Start of Input material
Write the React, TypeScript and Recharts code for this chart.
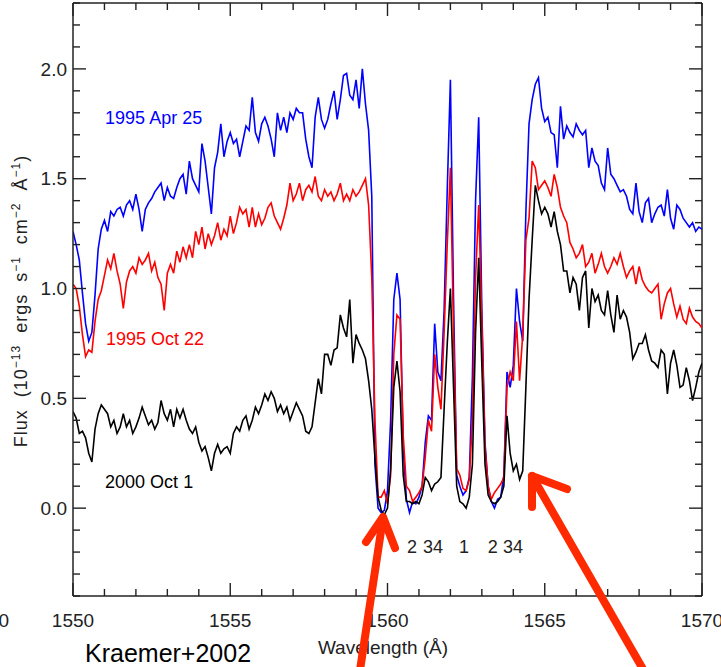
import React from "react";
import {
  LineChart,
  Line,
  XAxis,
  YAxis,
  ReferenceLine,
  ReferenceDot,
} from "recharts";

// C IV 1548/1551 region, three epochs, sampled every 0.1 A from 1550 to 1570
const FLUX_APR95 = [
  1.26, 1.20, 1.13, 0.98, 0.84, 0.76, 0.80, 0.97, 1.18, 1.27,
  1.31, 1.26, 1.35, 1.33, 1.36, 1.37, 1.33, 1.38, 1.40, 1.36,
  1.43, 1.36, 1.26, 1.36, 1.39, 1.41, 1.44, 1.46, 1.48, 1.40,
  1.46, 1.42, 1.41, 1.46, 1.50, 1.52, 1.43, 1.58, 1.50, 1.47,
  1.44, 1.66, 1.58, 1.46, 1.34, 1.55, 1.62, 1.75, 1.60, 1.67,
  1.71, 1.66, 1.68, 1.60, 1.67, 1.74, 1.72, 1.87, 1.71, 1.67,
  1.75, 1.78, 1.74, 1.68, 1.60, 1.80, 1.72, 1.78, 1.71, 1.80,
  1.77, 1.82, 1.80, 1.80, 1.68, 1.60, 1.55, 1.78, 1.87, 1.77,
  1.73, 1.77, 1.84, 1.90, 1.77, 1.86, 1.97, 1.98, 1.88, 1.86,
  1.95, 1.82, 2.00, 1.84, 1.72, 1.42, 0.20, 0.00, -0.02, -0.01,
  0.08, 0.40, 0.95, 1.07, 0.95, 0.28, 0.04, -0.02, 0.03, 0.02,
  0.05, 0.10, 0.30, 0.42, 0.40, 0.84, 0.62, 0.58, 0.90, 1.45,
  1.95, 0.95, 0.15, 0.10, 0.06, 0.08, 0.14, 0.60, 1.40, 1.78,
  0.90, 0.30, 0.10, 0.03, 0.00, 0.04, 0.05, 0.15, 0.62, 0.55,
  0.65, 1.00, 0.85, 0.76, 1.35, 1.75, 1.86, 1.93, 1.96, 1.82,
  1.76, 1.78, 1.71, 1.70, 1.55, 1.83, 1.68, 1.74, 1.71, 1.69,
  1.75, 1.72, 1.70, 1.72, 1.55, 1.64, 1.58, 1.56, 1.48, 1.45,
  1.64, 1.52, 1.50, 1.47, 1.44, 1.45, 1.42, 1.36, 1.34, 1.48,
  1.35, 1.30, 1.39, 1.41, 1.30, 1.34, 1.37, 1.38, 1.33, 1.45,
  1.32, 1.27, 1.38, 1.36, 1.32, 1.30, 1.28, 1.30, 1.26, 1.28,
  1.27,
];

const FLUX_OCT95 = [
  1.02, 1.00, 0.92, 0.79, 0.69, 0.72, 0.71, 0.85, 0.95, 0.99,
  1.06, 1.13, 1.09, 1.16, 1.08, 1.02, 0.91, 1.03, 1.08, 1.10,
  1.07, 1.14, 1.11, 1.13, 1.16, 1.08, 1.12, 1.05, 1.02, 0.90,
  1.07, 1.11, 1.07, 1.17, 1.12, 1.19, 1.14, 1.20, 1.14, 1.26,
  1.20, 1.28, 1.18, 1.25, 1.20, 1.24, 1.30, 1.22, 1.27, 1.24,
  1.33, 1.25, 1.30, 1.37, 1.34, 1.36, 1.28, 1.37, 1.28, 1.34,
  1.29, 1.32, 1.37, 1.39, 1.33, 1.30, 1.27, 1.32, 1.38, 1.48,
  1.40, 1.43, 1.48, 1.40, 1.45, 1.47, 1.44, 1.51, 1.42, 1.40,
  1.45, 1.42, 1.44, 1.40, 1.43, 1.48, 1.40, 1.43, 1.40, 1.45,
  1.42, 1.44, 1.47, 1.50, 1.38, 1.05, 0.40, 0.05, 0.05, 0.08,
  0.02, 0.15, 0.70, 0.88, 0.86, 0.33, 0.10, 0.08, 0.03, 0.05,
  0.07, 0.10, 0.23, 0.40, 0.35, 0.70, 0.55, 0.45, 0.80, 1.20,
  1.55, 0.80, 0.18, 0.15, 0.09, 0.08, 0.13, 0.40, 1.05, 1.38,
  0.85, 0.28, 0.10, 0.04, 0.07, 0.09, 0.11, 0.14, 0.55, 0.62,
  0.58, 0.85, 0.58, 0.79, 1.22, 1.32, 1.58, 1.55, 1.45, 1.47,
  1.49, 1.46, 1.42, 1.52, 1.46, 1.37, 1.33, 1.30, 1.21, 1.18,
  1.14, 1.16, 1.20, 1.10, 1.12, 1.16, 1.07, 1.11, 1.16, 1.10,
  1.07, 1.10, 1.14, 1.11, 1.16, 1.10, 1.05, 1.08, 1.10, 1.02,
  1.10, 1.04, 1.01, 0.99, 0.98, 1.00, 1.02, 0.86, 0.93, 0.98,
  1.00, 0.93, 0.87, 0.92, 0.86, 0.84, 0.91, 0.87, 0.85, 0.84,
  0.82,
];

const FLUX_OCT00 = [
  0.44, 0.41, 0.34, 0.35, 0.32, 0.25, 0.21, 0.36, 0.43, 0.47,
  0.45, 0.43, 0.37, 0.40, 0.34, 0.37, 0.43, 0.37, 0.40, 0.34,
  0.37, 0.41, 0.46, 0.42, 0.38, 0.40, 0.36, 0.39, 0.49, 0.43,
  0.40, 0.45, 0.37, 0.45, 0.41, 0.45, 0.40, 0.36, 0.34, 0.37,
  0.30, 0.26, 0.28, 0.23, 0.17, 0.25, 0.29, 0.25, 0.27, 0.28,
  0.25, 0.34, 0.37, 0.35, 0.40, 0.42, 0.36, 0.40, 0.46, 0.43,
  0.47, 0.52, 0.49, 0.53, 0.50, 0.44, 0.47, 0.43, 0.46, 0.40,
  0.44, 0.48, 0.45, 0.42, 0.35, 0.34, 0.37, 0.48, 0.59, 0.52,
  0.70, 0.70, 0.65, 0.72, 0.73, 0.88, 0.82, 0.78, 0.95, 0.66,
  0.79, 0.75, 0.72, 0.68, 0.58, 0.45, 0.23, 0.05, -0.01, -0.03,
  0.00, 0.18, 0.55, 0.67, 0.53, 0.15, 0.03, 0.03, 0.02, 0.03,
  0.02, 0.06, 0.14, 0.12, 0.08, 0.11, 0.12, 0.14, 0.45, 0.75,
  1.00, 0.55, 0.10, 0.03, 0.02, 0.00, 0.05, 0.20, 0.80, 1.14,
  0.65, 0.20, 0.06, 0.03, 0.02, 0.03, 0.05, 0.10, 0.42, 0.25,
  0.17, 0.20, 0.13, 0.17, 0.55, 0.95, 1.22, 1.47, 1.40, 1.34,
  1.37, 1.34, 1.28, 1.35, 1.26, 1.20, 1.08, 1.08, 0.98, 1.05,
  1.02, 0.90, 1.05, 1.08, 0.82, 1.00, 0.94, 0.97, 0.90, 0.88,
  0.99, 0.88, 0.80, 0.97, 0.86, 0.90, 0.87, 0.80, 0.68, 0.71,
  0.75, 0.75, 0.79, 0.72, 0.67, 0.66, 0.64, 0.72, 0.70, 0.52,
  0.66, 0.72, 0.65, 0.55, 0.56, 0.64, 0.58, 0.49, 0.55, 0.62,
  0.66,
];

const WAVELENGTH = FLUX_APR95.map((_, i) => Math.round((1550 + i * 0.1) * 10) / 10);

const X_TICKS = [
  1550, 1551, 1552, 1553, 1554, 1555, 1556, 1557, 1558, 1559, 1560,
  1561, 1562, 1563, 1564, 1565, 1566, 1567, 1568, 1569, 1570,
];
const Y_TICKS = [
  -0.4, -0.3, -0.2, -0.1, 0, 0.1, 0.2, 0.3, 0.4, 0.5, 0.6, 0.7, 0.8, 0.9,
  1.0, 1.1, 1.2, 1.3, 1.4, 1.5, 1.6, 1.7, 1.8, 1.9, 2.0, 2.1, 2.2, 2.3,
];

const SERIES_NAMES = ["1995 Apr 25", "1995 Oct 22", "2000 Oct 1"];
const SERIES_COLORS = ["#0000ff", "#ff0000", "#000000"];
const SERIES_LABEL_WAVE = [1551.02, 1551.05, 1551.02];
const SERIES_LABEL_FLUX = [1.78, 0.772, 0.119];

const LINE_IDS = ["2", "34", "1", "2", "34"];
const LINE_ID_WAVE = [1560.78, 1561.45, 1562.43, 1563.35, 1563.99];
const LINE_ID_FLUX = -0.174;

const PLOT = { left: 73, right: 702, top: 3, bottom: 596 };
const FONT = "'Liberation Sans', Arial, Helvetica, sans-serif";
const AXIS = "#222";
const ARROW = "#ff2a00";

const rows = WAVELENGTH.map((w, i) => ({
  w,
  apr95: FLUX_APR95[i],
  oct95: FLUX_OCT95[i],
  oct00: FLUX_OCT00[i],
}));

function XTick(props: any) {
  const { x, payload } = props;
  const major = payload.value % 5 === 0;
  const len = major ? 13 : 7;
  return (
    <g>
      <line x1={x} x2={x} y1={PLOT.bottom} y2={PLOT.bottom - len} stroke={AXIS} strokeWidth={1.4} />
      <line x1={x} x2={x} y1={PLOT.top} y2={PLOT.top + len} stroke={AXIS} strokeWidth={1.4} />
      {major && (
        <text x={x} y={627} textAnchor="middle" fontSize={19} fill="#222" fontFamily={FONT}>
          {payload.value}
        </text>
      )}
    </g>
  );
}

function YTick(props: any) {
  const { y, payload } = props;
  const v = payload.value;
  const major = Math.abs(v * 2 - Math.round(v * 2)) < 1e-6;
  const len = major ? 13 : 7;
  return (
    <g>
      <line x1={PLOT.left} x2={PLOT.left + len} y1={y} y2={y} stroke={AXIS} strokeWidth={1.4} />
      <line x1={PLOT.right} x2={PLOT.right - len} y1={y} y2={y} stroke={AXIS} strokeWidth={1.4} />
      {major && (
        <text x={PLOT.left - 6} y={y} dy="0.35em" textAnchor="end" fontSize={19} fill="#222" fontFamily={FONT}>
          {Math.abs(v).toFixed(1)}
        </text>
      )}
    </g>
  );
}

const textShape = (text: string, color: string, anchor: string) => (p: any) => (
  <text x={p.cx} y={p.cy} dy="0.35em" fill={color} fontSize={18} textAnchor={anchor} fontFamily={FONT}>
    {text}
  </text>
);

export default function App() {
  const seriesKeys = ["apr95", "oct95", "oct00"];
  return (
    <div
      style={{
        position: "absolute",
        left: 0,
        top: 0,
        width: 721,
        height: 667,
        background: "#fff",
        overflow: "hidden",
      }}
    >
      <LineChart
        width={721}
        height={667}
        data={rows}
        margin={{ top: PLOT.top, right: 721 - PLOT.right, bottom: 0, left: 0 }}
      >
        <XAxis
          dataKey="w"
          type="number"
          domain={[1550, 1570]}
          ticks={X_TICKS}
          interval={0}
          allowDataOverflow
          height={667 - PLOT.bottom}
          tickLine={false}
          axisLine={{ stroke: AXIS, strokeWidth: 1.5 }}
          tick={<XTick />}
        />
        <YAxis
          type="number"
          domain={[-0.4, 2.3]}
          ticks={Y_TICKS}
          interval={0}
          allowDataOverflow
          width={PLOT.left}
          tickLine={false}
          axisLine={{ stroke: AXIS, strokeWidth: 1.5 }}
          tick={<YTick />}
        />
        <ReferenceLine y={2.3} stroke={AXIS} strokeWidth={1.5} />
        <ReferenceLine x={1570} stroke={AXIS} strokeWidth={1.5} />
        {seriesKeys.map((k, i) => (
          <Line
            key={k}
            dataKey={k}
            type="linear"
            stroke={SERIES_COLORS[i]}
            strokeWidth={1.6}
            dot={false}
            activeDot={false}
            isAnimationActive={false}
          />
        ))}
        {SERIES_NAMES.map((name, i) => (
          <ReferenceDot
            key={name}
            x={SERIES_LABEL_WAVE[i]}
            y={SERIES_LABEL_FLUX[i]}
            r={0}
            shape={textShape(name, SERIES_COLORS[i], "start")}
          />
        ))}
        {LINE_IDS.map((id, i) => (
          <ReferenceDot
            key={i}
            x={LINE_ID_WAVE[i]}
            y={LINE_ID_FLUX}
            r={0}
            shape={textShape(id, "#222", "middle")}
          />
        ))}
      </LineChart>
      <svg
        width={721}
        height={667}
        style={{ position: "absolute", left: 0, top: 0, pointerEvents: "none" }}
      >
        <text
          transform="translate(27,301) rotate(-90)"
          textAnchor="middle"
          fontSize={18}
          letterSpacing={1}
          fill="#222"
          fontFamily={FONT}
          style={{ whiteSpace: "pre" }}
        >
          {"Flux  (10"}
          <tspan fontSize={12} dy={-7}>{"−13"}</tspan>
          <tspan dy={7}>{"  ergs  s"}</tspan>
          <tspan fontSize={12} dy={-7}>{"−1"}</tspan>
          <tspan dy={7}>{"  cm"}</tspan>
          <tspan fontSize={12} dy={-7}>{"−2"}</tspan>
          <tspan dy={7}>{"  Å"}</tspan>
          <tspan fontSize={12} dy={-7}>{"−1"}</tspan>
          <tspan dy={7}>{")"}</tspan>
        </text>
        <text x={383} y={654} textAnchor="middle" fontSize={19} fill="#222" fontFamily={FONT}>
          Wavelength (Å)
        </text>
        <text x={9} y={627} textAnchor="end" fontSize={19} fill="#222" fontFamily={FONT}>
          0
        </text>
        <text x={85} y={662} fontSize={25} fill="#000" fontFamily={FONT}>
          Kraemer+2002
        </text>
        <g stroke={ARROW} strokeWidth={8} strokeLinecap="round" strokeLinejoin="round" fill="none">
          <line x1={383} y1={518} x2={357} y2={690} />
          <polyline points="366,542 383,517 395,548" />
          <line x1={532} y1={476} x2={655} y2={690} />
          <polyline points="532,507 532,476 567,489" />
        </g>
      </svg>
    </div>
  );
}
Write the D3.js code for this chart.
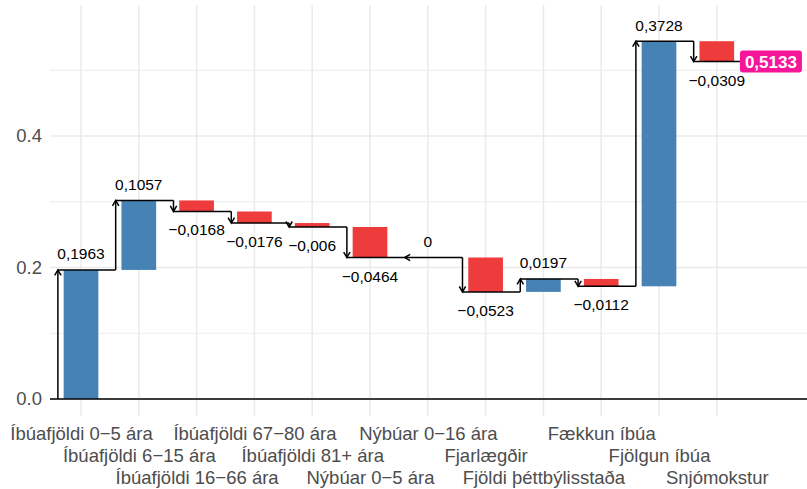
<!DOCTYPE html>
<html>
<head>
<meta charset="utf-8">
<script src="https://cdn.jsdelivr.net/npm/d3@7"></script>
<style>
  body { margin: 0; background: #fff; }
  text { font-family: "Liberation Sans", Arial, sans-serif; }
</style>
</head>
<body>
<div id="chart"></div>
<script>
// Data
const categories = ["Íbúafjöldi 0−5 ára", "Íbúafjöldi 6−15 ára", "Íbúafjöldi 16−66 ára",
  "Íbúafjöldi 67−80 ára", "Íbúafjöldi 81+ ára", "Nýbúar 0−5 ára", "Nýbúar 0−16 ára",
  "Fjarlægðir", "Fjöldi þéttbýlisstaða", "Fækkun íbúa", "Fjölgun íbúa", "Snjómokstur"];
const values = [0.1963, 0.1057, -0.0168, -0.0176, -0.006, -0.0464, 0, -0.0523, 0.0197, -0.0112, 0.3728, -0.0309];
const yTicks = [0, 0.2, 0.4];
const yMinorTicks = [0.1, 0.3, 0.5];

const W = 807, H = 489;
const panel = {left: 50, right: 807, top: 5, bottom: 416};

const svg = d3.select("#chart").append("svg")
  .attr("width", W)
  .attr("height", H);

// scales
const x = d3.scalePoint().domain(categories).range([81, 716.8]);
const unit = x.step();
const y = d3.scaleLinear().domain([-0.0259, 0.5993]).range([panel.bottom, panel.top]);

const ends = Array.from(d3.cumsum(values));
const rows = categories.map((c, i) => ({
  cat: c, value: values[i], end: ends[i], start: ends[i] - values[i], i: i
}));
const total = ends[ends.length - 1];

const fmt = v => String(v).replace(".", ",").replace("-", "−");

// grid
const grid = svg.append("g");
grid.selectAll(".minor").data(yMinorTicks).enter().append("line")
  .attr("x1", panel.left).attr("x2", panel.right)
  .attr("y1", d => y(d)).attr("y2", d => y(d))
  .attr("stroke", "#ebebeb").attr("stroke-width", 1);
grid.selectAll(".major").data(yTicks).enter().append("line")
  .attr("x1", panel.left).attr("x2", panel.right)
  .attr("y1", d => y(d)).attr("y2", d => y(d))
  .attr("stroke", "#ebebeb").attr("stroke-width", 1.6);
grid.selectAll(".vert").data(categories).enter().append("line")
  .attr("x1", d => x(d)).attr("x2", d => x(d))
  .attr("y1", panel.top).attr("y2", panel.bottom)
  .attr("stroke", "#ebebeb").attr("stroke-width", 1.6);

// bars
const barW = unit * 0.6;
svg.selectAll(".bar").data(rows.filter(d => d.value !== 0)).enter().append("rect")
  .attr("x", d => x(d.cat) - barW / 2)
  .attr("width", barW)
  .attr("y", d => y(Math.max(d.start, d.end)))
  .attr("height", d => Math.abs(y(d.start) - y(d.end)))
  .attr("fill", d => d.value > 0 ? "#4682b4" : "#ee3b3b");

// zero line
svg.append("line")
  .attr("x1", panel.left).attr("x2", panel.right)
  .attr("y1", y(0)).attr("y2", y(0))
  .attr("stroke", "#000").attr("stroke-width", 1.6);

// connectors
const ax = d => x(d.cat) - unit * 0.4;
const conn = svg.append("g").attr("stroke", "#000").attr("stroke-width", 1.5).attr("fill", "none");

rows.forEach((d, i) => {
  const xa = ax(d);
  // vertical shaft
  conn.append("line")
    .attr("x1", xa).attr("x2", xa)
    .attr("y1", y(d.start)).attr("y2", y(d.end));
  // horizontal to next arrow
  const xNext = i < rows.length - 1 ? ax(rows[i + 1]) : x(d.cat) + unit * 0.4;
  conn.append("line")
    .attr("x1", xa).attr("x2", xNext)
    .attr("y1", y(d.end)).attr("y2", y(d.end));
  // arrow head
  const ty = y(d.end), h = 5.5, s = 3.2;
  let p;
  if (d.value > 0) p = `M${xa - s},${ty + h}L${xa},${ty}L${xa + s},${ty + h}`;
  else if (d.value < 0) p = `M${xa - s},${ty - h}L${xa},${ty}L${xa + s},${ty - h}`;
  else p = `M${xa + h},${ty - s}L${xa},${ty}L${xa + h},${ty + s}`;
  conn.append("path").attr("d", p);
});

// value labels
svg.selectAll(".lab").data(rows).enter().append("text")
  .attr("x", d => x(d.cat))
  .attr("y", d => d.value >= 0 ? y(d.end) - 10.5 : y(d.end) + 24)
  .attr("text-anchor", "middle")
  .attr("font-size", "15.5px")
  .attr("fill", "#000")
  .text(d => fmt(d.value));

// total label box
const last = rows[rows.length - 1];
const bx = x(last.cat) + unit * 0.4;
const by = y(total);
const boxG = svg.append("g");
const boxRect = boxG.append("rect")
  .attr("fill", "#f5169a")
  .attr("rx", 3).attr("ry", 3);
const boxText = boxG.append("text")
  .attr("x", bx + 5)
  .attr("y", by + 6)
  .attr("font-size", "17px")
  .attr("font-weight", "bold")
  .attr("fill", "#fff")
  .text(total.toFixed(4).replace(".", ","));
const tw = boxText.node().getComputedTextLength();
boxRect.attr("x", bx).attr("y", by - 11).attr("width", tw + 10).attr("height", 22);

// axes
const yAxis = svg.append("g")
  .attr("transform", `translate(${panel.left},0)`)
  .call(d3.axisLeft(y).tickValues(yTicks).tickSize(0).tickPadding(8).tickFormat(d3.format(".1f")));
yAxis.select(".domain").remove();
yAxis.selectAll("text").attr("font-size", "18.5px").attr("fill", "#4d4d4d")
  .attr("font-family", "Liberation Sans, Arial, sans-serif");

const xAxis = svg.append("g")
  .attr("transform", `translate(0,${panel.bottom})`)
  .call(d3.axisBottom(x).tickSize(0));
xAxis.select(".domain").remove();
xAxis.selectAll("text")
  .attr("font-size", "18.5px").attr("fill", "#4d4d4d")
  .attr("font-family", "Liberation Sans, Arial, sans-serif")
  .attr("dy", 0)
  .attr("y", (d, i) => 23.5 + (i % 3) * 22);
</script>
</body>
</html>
End of Input material
→ What is needed: List all lines in the material containing the string "React".

→ Result for this task:
Write the React, TypeScript and Recharts code for this chart.
import React from "react";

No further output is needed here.